# The Silver Spoon cheap!



## rahimlee54 (Aug 20, 2011)

Today I saw a Borders closing and decided to give it a browse. Checking out the cookbooks, I found "The Silver Spoon" for 12.99 plus 40% off, so I picked it up based on all the love it gets here and online. So if anyone has a borders close by and wants the book they have it for a really nice price.


----------



## obtuse (Aug 20, 2011)

Nice score! I picked up "On Food and Cooking" For real cheap at a closing Borders


----------



## Vertigo (Aug 20, 2011)

obtuse said:


> Nice score! I picked up "On Food and Cooking" For real cheap at a closing Borders


 
Last time I was in our closing Borders, they had On Food and Cooking for 30% off it's shelf price--even with the discount, it was more expensive than its list price on Amazon. 

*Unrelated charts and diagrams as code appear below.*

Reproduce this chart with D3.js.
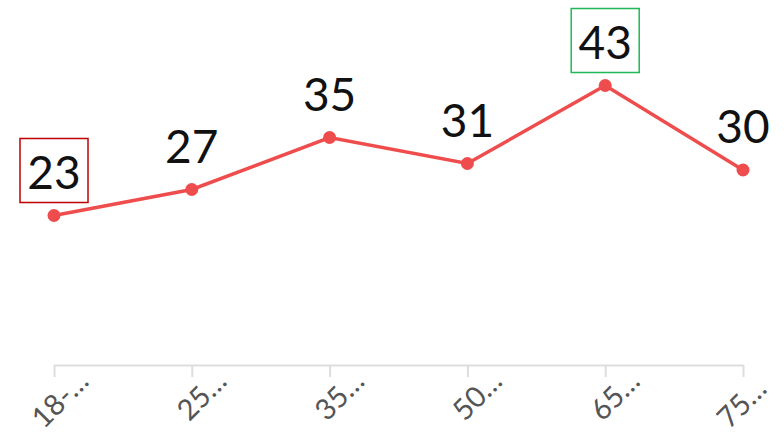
<!DOCTYPE html>
<html><head><meta charset="utf-8">
<script src="https://cdn.jsdelivr.net/npm/d3@7"></script>
<style>body{margin:0;background:#fff}svg{display:block}</style>
</head><body>
<svg id="c" width="784" height="433"></svg>
<script>
const categories = ["18-…", "25…", "35…", "50…", "65…", "75…"];
const values = [23, 27, 35, 31, 43, 30];
const minIndex = values.indexOf(d3.min(values));
const maxIndex = values.indexOf(d3.max(values));

const svg = d3.select("#c");
const font = "Lato, 'Open Sans', sans-serif";
const x = d3.scalePoint().domain(categories).range([54, 743]);
const y = d3.scaleLinear().domain([0, 50]).range([365, 40]);

const ax = svg.append("g").attr("transform", "translate(0,365)")
  .call(d3.axisBottom(x).tickSize(12).tickSizeOuter(0));
ax.select(".domain").attr("stroke", "#ddd").attr("stroke-width", 2);
ax.selectAll(".tick line").attr("stroke", "#ddd").attr("stroke-width", 2);
ax.selectAll(".tick text")
  .attr("font-family", font).attr("font-size", 29).attr("font-weight", 400).attr("fill", "#555")
  .attr("text-anchor", "end").attr("dy", 0).attr("y", 0)
  .attr("transform", d => {
    const shift = Math.max(0, x(d) + 36 - 768);
    return `translate(${36 - shift},${18 + shift * 0.7}) rotate(-45)`;
  });

const data = categories.map((c, i) => ({c, v: values[i], i}));
svg.append("path").datum(data)
  .attr("fill", "none").attr("stroke", "#ef4d4d").attr("stroke-width", 3.5)
  .attr("d", d3.line().x(d => x(d.c)).y(d => y(d.v)));
svg.selectAll("circle.p").data(data).join("circle")
  .attr("cx", d => x(d.c)).attr("cy", d => y(d.v)).attr("r", 6.5).attr("fill", "#ef4d4d");

const lab = svg.selectAll("g.lab").data(data).join("g")
  .attr("transform", d => `translate(${x(d.c)},${y(d.v)})`);
lab.filter(d => d.i === minIndex || d.i === maxIndex).append("rect")
  .attr("x", -34).attr("y", -77).attr("width", 68).attr("height", 64)
  .attr("fill", "none").attr("stroke-width", 1.5)
  .attr("stroke", d => d.i === maxIndex ? "#1db954" : "#c00000");
lab.append("text").attr("y", -27).attr("text-anchor", "middle")
  .attr("font-family", font).attr("font-size", 46).attr("fill", "#111")
  .text(d => d.v);
</script>
</body></html>
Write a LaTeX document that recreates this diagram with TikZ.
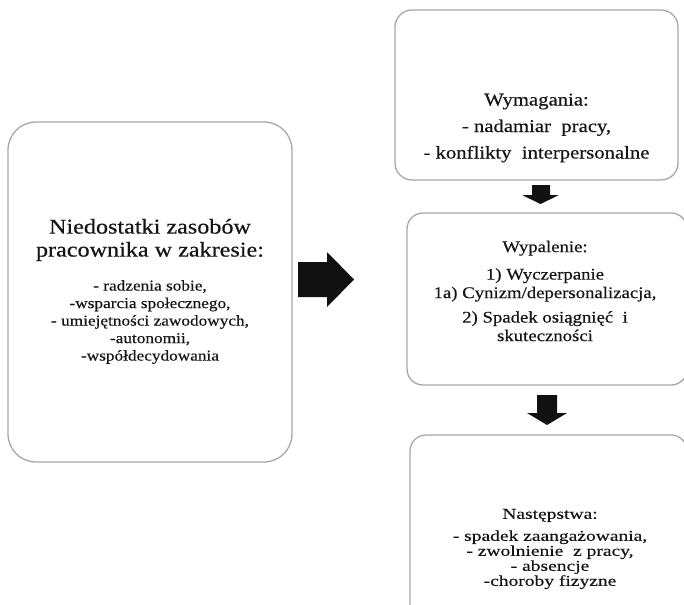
\documentclass[tikz,border=0pt]{standalone}
\usepackage{fontspec}
\setmainfont[FakeStretch=1.15,FakeBold=0.4]{Liberation Serif}
\newfontfamily\widefont[FakeStretch=1.3,FakeBold=0.4]{Liberation Serif}
\usetikzlibrary{calc}
\definecolor{boxline}{HTML}{A8A8A8}
\definecolor{txt}{HTML}{151515}
\definecolor{arrowfill}{HTML}{111111}
\tikzset{
  roundbox/.style={draw=boxline, line width=1.3pt, fill=white, inner sep=0pt},
  boxtext/.style={text=txt, align=center, inner sep=0pt},
  bigtext/.style={boxtext, font=\fontsize{21}{23}\selectfont},
  smalltext/.style={boxtext, font=\fontsize{15}{17.5}\selectfont},
  blockarrow/.style={fill=arrowfill, draw=none}
}
\begin{document}
\begin{tikzpicture}[x=1pt,y=-1pt]
\useasboundingbox (0,0) rectangle (684,604);
\clip (0,0) rectangle (684,604);

% left box
\node[roundbox, rounded corners=28pt, minimum width=284pt, minimum height=340pt] (res) at (150,292) {};
\node[bigtext] (restitle) at (150,240) {Niedostatki zasobów\\pracownika w zakresie:};
\node[smalltext] (reslist) at (150,322) {- radzenia sobie,\\-wsparcia społecznego,\\- umiejętności zawodowych,\\-autonomii,\\-współdecydowania};

% top right box
\node[roundbox, rounded corners=17pt, minimum width=283pt, minimum height=170pt] (dem) at (536.5,95) {};
\node[boxtext, font=\fontsize{18}{26.5}\selectfont] (demtext) at (536.5,128) {Wymagania:\\- nadamiar\ \ pracy,\\- konflikty\ \ interpersonalne};

% middle right box
\node[roundbox, rounded corners=16pt, minimum width=280pt, minimum height=172pt] (burn) at (547,299) {};
\node[boxtext, font=\fontsize{16.3}{18.5}\selectfont] (burntext) at (545,291) {Wypalenie:\\[9pt]1) Wyczerpanie\\1a) Cynizm/depersonalizacja,\\[6pt]2) Spadek osiągnięć\ \ i\\skuteczności};

% bottom right box
\node[roundbox, rounded corners=16pt, minimum width=277pt, minimum height=210pt] (cons) at (548.5,540) {};
\node[boxtext, font=\widefont\fontsize{15}{15}\selectfont] (constext) at (550,549) {Następstwa:\\[7pt]- spadek zaangażowania,\\- zwolnienie\ \ z pracy,\\- absencje\\-choroby fizyzne};

% block arrows
\fill[blockarrow] (298,262) -- (327,262) -- (327,252) -- (354,279.5) -- (327,307) -- (327,297) -- (298,297) -- cycle;
\fill[blockarrow] (532,185) -- (550,185) -- (550,195) -- (559,195) -- (540.5,204) -- (522,195) -- (532,195) -- cycle;
\fill[blockarrow] (537,395) -- (557,395) -- (557,413) -- (567,413) -- (547,425) -- (527,413) -- (537,413) -- cycle;
\end{tikzpicture}
\end{document}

In the middle of a liquidation and they _still_ can't compete with e-tailers. Rough time to be a bookstore.


----------



## Eamon Burke (Aug 21, 2011)

obtuse said:


> Nice score! I picked up "On Food and Cooking" For real cheap at a closing Borders


 
That book, provided you actually read it, is worth essentially any amount of money a cook can provide.


----------



## Adamm (Aug 21, 2011)

Nice deal, Its one of my go to books for ideas


----------



## Wagstaff (Aug 28, 2011)

On Food & Cooking now down 50% at Borders. I just got it last week when it was 40% off and I had an additional 15% off ('three day only') coupon. After tax... it was around 6 bucks less than the steeply discounted Amazon book IIRC. I don't know if there are any left now, but there were 5 of them left on the shelf when I walked out with one.

I missed The Silver Spoon altogether, though.


----------